2 ) H Class : The S-Class is aimed at Workstation and Enterprise server workloads. The base core is an enhanced version of the I-class, with quad-issue and multi-threading support. A tile-link based cache coherent mesh fabric is the interconnect of choice. Cores are expected to use dedicated L2 caches and segmented L3 caches. A maximum core count of 32 will be supported. External interconnect is expected to be Gen-Z and we are considering supporting multi-socket cache coherency based on a MOESIF style protocol running on top of Gen-Z.
3 ) S Class : SoC configuration aimed at highly parallel enterprise ,HPC and analytics workloads. The cores can be a combination of C or I class, single thread performance driving the core choice. Optional L4 caches and an optimized memory hierarchy is key to achieving a high memory bandwidth. The architecture thrust is on accelerators, VPU and AI/ML and an mesh SoC fabric optimized for up to 128 cores with multiple accelerators per core. Close integration with an external Gen-Z fabric is a key part of the design, as is support for storage class memory. This aspect of the design is crucial since I/O and memory bandwidth is often the bottleneck for these classes of processors.

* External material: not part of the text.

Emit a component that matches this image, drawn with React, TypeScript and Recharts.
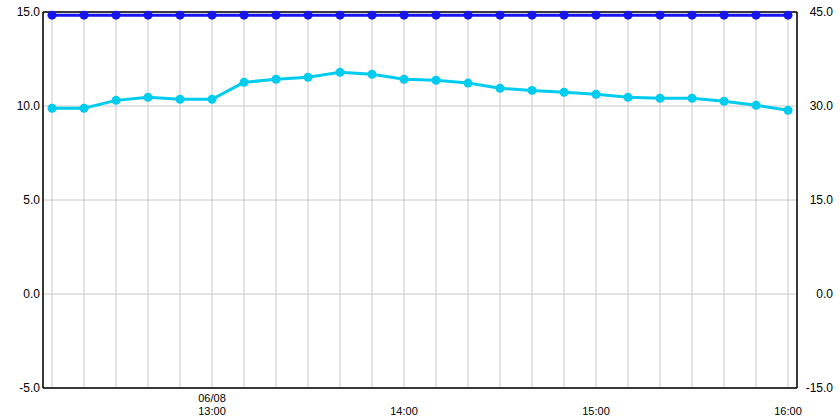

Two Types Of Experimental Processors.
1 ) T Class : A variant of the C-Class that explores tag based ISAs for object level security. We plan to support coarse and fine grain tags. Coarse grain tags will be used to realize micro-VM like functionality. to mitigate software attacks like buffer-overflow.
2 ) F Class : T-Class processors are fault tolerant versions of the base-processors. Features include redundant compute blocks (like DMR and TMR), temporal redundancy modules to detect permanent faults, lock-step core configurations, fault localization circuits, ECC for critical memory blocks and redundant bus fabrics. These are also a key component of our ASIL-D solutions and autonomous vehicle compute blocks.